Стелла Элиасберг вспоминала:
То были страшные дни, невозможно представить себе их ужас. На улицах охотились на детей, на женщин, на стариков, хватали их и швыряли на «повозки смерти».
До последнего дня Доктор тешил себя надеждой, что зверство немцев не коснется сирот; хотел, чтобы обучение и занятия шли в обычном режиме, дабы не беспокоить детей и не сеять панику. Верил, что начальник отдела продснабжения, безгранично преданный нам Авраам Гепнер, создаст в Доме сирот «шоп» (фабрику, работающую на немцев) и тем самым спасет жизнь детей.

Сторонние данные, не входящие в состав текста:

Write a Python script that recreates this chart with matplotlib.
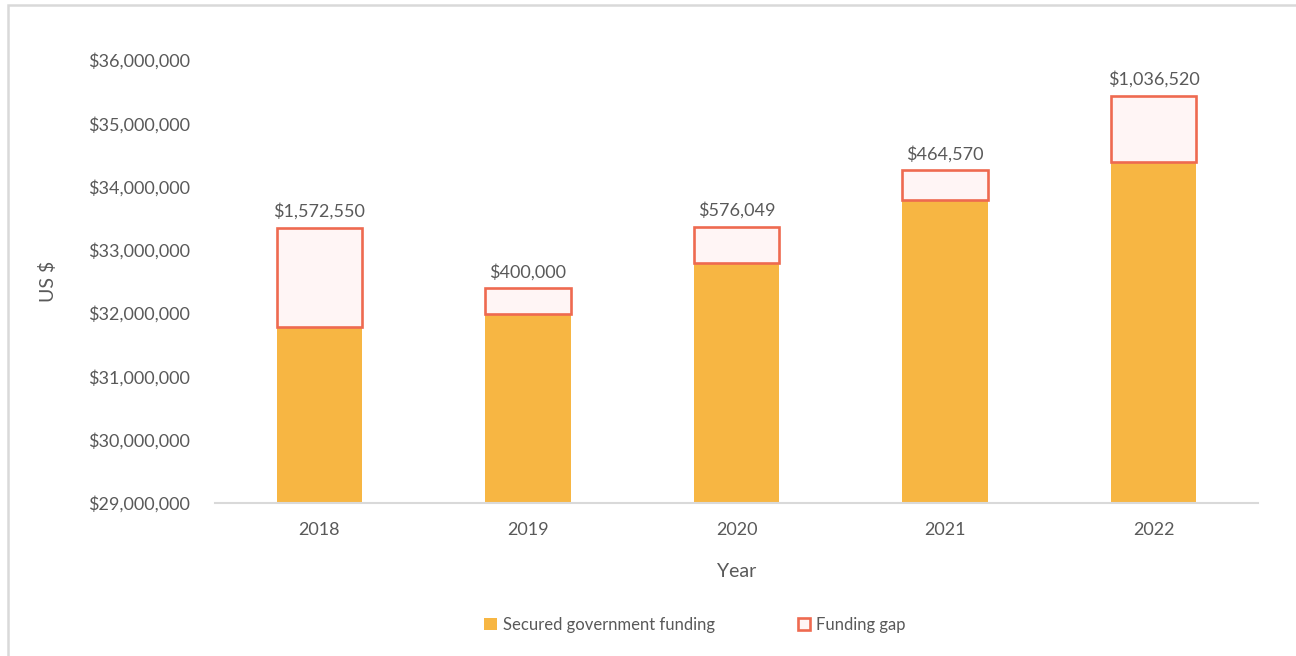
import numpy as np
import matplotlib.pyplot as plt
from matplotlib.patches import Rectangle
from matplotlib.ticker import FuncFormatter

plt.rcParams['font.family'] = ['Lato', 'DejaVu Sans']

# Funding per year (US $)
years = ['2018', '2019', '2020', '2021', '2022']
secured = [31780000, 31990000, 32790000, 33790000, 34390000]
gap = [1572550, 400000, 576049, 464570, 1036520]

orange = '#F7B643'
gap_edge = '#EE6A50'
gap_fill = '#FFF5F5'
text_gray = '#595959'

fig = plt.figure(figsize=(12.96, 6.56), dpi=100)
ax = fig.add_axes([215 / 1296, 1 - 503 / 656, 1043 / 1296, 443 / 656])

x = np.arange(len(years))
width = 0.41
base = 29000000

ax.bar(x, np.array(secured) - base, width, bottom=base, color=orange,
       label='Secured government funding', zorder=2)
ax.bar(x, gap, width, bottom=secured, facecolor=gap_fill, edgecolor=gap_edge,
       linewidth=1.9, label='Funding gap', zorder=2)

for xi, s, g in zip(x, secured, gap):
    ax.annotate(f'${g:,.0f}', (xi, s + g), xytext=(0, 6), textcoords='offset points',
                ha='center', va='bottom', fontsize=13, color=text_gray)

ax.set_ylim(base, 36000000)
ax.set_xlim(-0.5, len(years) - 0.5)
ax.set_yticks(np.arange(29000000, 36000001, 1000000))
ax.yaxis.set_major_formatter(FuncFormatter(lambda v, p: f'${v:,.0f}'))
ax.set_xticks(x)
ax.set_xticklabels(years)
ax.tick_params(axis='both', length=0, labelsize=13, labelcolor=text_gray)
ax.tick_params(axis='y', pad=18)
ax.tick_params(axis='x', pad=14)

for side in ['top', 'right', 'left']:
    ax.spines[side].set_visible(False)
ax.spines['bottom'].set_color('#D9D9D9')
ax.spines['bottom'].set_linewidth(1.5)
ax.spines['bottom'].set_zorder(3)

ax.set_ylabel('US $', fontsize=14, color=text_gray, labelpad=22)
ax.set_xlabel('Year', fontsize=14, color=text_gray, labelpad=18)

fig.legend(loc='center', bbox_to_anchor=(695 / 1296, 1 - 625 / 656), ncol=2,
           frameon=False, fontsize=12, labelcolor=text_gray, handlelength=0.75,
           handleheight=0.75, handletextpad=0.35, columnspacing=5.0)

# light outer frame
fig.patches.append(Rectangle((8 / 1296, -0.1), 1.2, 1 - 5 / 656 + 0.1,
                             transform=fig.transFigure, fill=False,
                             edgecolor='#D9D9D9', linewidth=1.8))

fig.savefig('out.png', dpi=100)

Он ошибся – открыть «шоп» никто не успел{478}.
Второго августа, в воскресенье, вывезли шесть тысяч двести семьдесят шесть человек. Третьего августа – шесть тысяч четыреста пятьдесят восемь. Около трех тысяч человек пришли добровольно. Кто-то запомнил:
К нам зашел знакомый врач, доктор Шнайдерман. Сказал, что хочет попрощаться. Он решил идти на Умшлагплац вместе со своим десятилетним сыном. «Пан Доктор! Что вы делаете?!» – расплакалась мама. «Я больше не могу, воля ваша. У меня больше нет сил бороться». У него были деньги, документы, он был хорошо обеспечен. Но этого ежедневного напряжения он вынести не мог{479}.
Четвертого августа блокады подступили еще ближе. Рано утром, пользуясь тем, что дети спят, Корчак записывал:
Я полил цветы, бедные растения приюта, растения еврейского приюта. – Пересохшая земля задышала.

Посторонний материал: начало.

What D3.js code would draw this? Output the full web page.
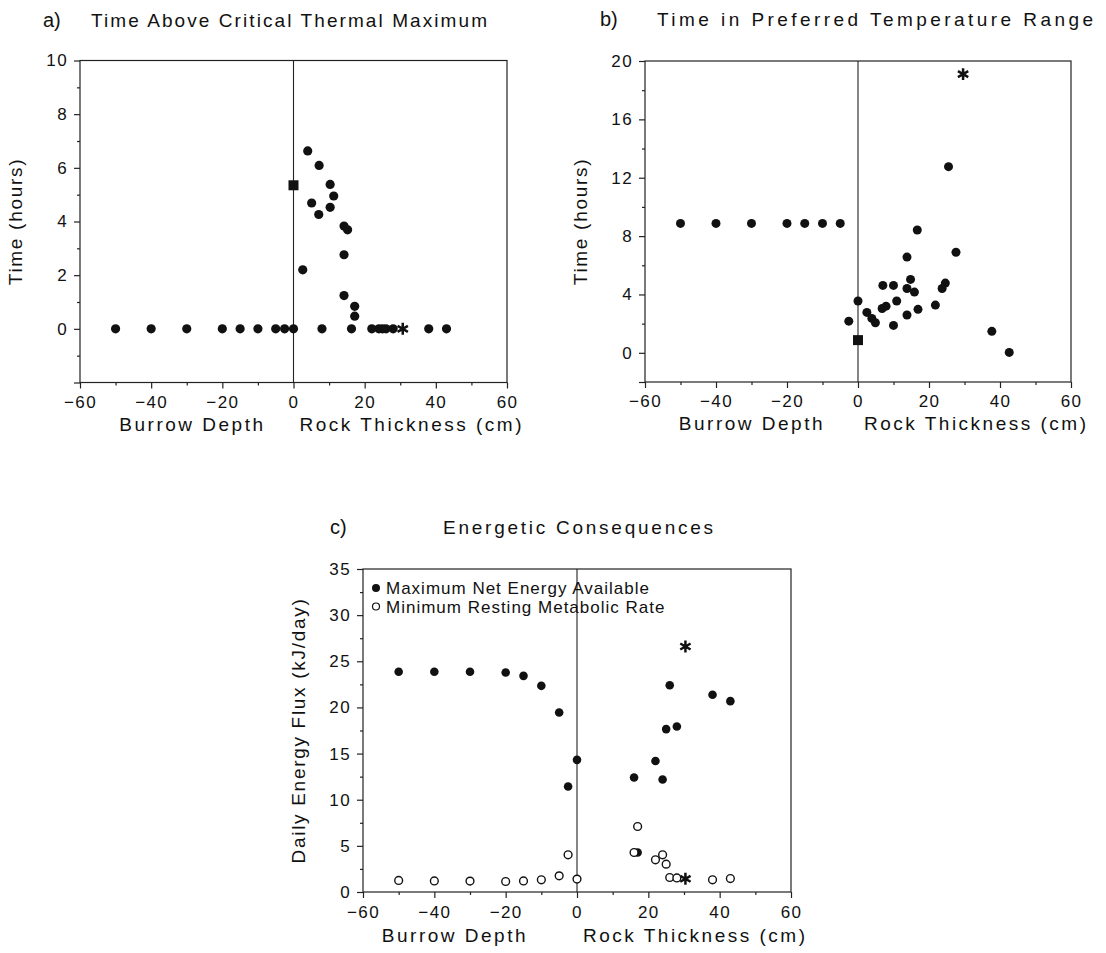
<!DOCTYPE html>
<html>
<head>
<meta charset="utf-8">
<script src="https://cdn.jsdelivr.net/npm/d3@7"></script>
<style>
  body { margin: 0; background: #fff; }
  svg text { font-family: "Liberation Sans", Arial, sans-serif; fill: #111; }
  .tick text { font-size: 17px; letter-spacing: 1.4px; }
  .title { font-size: 19px; }
  .axis-label { font-size: 19px; letter-spacing: 2.5px; }
  .y-label { font-size: 19px; letter-spacing: 1.7px; }
  .legend text { font-size: 17px; letter-spacing: 1px; }
  .tick line { stroke: #222; stroke-width: 1.2; }
</style>
</head>
<body>
<svg id="fig" width="1106" height="953"></svg>
<script>
// x is one axis for both: negative = burrow depth, positive = rock thickness (cm)
var burrowDepths = [-50, -40, -30, -20, -15, -10, -5, -2.5, 0];

// a) time above critical thermal maximum (hours)
var ctmaxBurrowHours = [0, 0, 0, 0, 0, 0, 0, 0, 0];
var ctmaxRockCm = [2.6, 4, 5.1, 7.2, 7.1, 8, 10.3, 10.3, 11.3, 14.2, 15.2, 14.2, 14.2, 16.3, 17.2, 17.2, 22, 24, 25, 26, 28, 38, 43];
var ctmaxRockHours = [2.2, 6.63, 4.69, 6.09, 4.26, 0, 5.38, 4.53, 4.95, 3.83, 3.69, 2.76, 1.24, 0, 0.84, 0.47, 0, 0, 0, 0, 0, 0, 0];
var ctmaxSquare = [0, 5.35];
var ctmaxStar = [30.7, 0];

// b) time in preferred temperature range (hours)
var prefBurrowCm = [-50, -40, -30, -20, -15, -10, -5, -2.6, 0];
var prefBurrowHours = [8.87, 8.87, 8.87, 8.87, 8.87, 8.87, 8.87, 2.17, 3.55];
var prefRockCm = [2.5, 3.9, 4.9, 6.8, 7.0, 7.9, 10, 10, 10.9, 13.8, 13.8, 13.8, 14.8, 15.9, 16.7, 16.9, 21.8, 23.7, 24.6, 25.5, 27.6, 37.7, 42.6];
var prefRockHours = [2.77, 2.36, 2.06, 3.04, 4.62, 3.2, 4.62, 1.88, 3.55, 6.56, 4.41, 2.59, 5.03, 4.16, 8.42, 2.98, 3.27, 4.41, 4.78, 12.76, 6.89, 1.47, 0.03];
var prefSquare = [0, 0.87];
var prefStar = [29.6, 19.1];

// c) energetic consequences (kJ/day)
var energyRockCm = [16, 17, 22, 24, 25, 26, 28, 38, 43];
var netEnergyBurrow = [23.86, 23.86, 23.86, 23.78, 23.42, 22.34, 19.45, 11.43, 14.32];
var netEnergyRock = [12.4, 4.28, 14.2, 12.19, 17.65, 22.4, 17.93, 21.37, 20.68];
var restingBurrow = [1.25, 1.2, 1.18, 1.14, 1.2, 1.32, 1.75, 4.03, 1.4];
var restingRock = [4.28, 7.1, 3.49, 4.03, 3.02, 1.57, 1.52, 1.32, 1.46];
var netEnergyStar = [30.4, 26.6];
var restingStar = [30.4, 1.43];
var legendLabels = ["Maximum Net Energy Available", "Minimum Resting Metabolic Rate"];

var xTicks = [-60, -40, -20, 0, 20, 40, 60];
var xMinorTicks = [-50, -30, -10, 10, 30, 50];

var svg = d3.select("#fig");

function pairs(xs, ys) {
  return xs.map((v, i) => [v, ys[i]]);
}

function drawPanel(p) {
  var x = d3.scaleLinear().domain([-60, 60]).range([p.left, p.right]);
  var y = d3.scaleLinear().domain(p.yDomain).range([p.bottom, p.top]);
  var g = svg.append("g");

  // minor ticks
  g.append("g")
      .attr("class", "axis")
      .attr("transform", "translate(0," + p.bottom + ")")
      .call(d3.axisBottom(x).tickValues(xMinorTicks).tickSize(3).tickFormat(""));
  g.append("g")
      .attr("class", "axis")
      .attr("transform", "translate(" + p.left + ",0)")
      .call(d3.axisLeft(y).tickValues(p.yMinor).tickSize(3).tickFormat(""));

  // major ticks
  g.append("g")
      .attr("class", "axis")
      .attr("transform", "translate(0," + p.bottom + ")")
      .call(d3.axisBottom(x).tickValues(xTicks).tickSize(6).tickPadding(p.xPad));
  g.append("g")
      .attr("class", "axis")
      .attr("transform", "translate(" + p.left + ",0)")
      .call(d3.axisLeft(y).tickValues(p.yTicks).tickSize(6).tickPadding(6)
              .tickFormat(d => d < p.yDomain[0] + 0.001 && p.yDomain[0] < 0 ? "" : d));

  g.selectAll(".axis").attr("font-size", null).attr("font-family", null);
  g.selectAll(".axis .domain").remove();

  // frame and the zero line
  g.append("rect")
      .attr("x", p.left)
      .attr("y", p.top)
      .attr("width", p.right - p.left)
      .attr("height", p.bottom - p.top)
      .attr("fill", "none")
      .attr("stroke", "#222")
      .attr("stroke-width", 1.2);

  g.append("line")
      .attr("x1", x(0)).attr("x2", x(0))
      .attr("y1", p.top).attr("y2", p.bottom)
      .attr("stroke", "#222")
      .attr("stroke-width", 1.1);

  // titles
  g.append("text")
      .attr("class", "title")
      .attr("x", p.letterX)
      .attr("y", p.titleY)
      .style("font-size", "20px")
      .text(p.letter);
  g.append("text")
      .attr("class", "title")
      .attr("x", p.titleX)
      .attr("y", p.titleY)
      .attr("textLength", p.titleWidth)
      .attr("lengthAdjust", "spacing")
      .text(p.title);

  // axis labels
  g.append("text")
      .attr("class", "axis-label")
      .attr("x", x(0) - p.burrowGap)
      .attr("y", p.bottom + p.labelGap)
      .style("text-anchor", "end")
      .text("Burrow Depth");
  g.append("text")
      .attr("class", "axis-label")
      .attr("x", x(0) + 6)
      .attr("y", p.bottom + p.labelGap)
      .text("Rock Thickness (cm)");

  g.append("text")
      .attr("class", "y-label")
      .attr("transform", "rotate(-90)")
      .attr("x", -(p.top + p.bottom) / 2)
      .attr("y", p.left - 58)
      .style("text-anchor", "middle")
      .text(p.yLabel);

  // markers
  g.selectAll(".dot")
    .data(p.filled)
    .enter()
    .append("circle")
      .attr("cx", d => x(d[0]))
      .attr("cy", d => y(d[1]))
      .attr("r", p.dotR)
      .attr("fill", "#111");

  g.selectAll(".open")
    .data(p.open || [])
    .enter()
    .append("circle")
      .attr("cx", d => x(d[0]))
      .attr("cy", d => y(d[1]))
      .attr("r", 3.9)
      .attr("fill", "#fff")
      .attr("stroke", "#111")
      .attr("stroke-width", 1.4);

  g.selectAll(".square")
    .data(p.squares || [])
    .enter()
    .append("path")
      .attr("transform", d => "translate(" + x(d[0]) + "," + y(d[1]) + ")")
      .attr("d", d3.symbol(d3.symbolSquare, 100))
      .attr("fill", "#111");

  g.selectAll(".star")
    .data(p.stars || [])
    .enter()
    .append("path")
      .attr("transform", d => "translate(" + x(d[0]) + "," + y(d[1]) + ")")
      .attr("d", d3.symbol(d3.symbolAsterisk, 100))
      .attr("fill", "none")
      .attr("stroke", "#111")
      .attr("stroke-width", 2.5);

  return { g: g, x: x, y: y };
}

drawPanel({
  left: 80, right: 507, top: 60.5, bottom: 382.5,
  yDomain: [-2, 10],
  yTicks: [-2, 0, 2, 4, 6, 8, 10],
  yMinor: [-1, 1, 3, 5, 7, 9],
  xPad: 7, labelGap: 48, dotR: 4.6,
  letter: "a)", letterX: 43, titleX: 91, titleY: 27, titleWidth: 396,
  title: "Time Above Critical Thermal Maximum",
  yLabel: "Time (hours)",
  burrowGap: 28,
  filled: pairs(burrowDepths, ctmaxBurrowHours).concat(pairs(ctmaxRockCm, ctmaxRockHours)),
  squares: [ctmaxSquare],
  stars: [ctmaxStar]
});

drawPanel({
  left: 645, right: 1071, top: 61, bottom: 382,
  yDomain: [-2, 20],
  yTicks: [-2, 0, 4, 8, 12, 16, 20],
  yMinor: [2, 6, 10, 14, 18],
  xPad: 7, labelGap: 48, dotR: 4.5,
  letter: "b)", letterX: 600, titleX: 657, titleY: 26, titleWidth: 436,
  title: "Time in Preferred Temperature Range",
  yLabel: "Time (hours)",
  burrowGap: 33,
  filled: pairs(prefBurrowCm, prefBurrowHours).concat(pairs(prefRockCm, prefRockHours)),
  squares: [prefSquare],
  stars: [prefStar]
});

var c = drawPanel({
  left: 363, right: 791, top: 569, bottom: 892,
  yDomain: [0, 35],
  yTicks: [0, 5, 10, 15, 20, 25, 30, 35],
  yMinor: [2.5, 7.5, 12.5, 17.5, 22.5, 27.5, 32.5],
  xPad: 8, labelGap: 50, dotR: 4.3,
  letter: "c)", letterX: 330, titleX: 443, titleY: 534, titleWidth: 270,
  title: "Energetic Consequences",
  yLabel: "Daily Energy Flux (kJ/day)",
  burrowGap: 49,
  filled: pairs(burrowDepths, netEnergyBurrow).concat(pairs(energyRockCm, netEnergyRock)),
  open: pairs(burrowDepths, restingBurrow).concat(pairs(energyRockCm, restingRock)),
  stars: [netEnergyStar, restingStar]
});

// legend for c)
var legend = c.g.append("g")
    .attr("class", "legend")
    .attr("transform", "translate(376,588)");

legend.selectAll("circle")
  .data(legendLabels)
  .enter()
  .append("circle")
    .attr("cx", 0)
    .attr("cy", (d, i) => i * 18.5)
    .attr("r", (d, i) => i === 0 ? 4 : 3.5)
    .attr("fill", (d, i) => i === 0 ? "#111" : "#fff")
    .attr("stroke", "#111")
    .attr("stroke-width", (d, i) => i === 0 ? 0 : 1.2);

legend.selectAll("text")
  .data(legendLabels)
  .enter()
  .append("text")
    .attr("x", 10)
    .attr("y", (d, i) => i * 18.5 + 6)
    .text(d => d);
</script>
</body>
</html>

За моей работой наблюдал часовой. Раздражает ли его или умиляет мой мирный труд в шесть утра?
Стоит и смотрит. Широко расставил ноги.
Ни к чему старания вернуть Эстерку. – Я не был уверен, что будет в случае успеха – помогу ли я ей этим или наврежу, навлеку беду.
– Куда она пропала? – спрашивает кто-то.
– Может, не она, а мы пропали (что остаемся){480}.

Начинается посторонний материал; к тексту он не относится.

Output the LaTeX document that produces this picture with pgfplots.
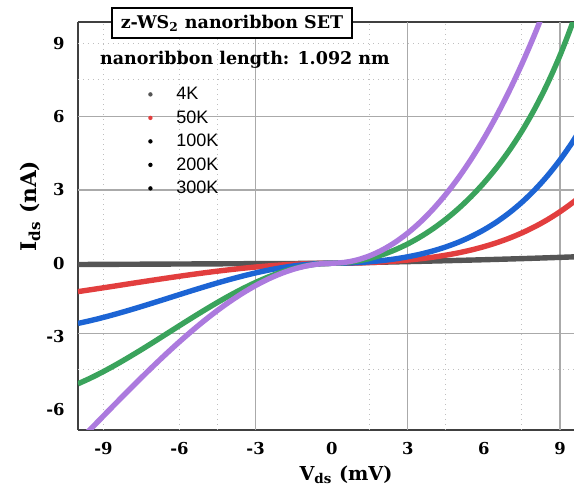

Знал ли он, что в последний раз садится писать? Несколько десятков предложений, написанных в тот день, он разделил на десять коротеньких пронумерованных частей, будто строфы стихотворения. Из-за этого текст приобрел пафосный, прощальный оттенок. Но в нем речь идет и о будничных делах. «На Дзельную пока что тонна угля – к Рузе Абрамович». Значит, несмотря на все, он верил, что после лета придет зима и маленьким жителям приюта на Дзельной понадобится отопление. «Я написал в комиссариат, чтобы они отослали Адзя: недоразвитый и злостный нарушитель дисциплины. Мы не можем из-за какой-то его выходки подвергать дом опасности». И такие решения ему приходилось принимать: если им нужны дети, пусть забирают вредителя – может, эта жертва спасет остальных.
Подведение жизненных итогов:
Мое участие в японской войне. Поражение – разгром.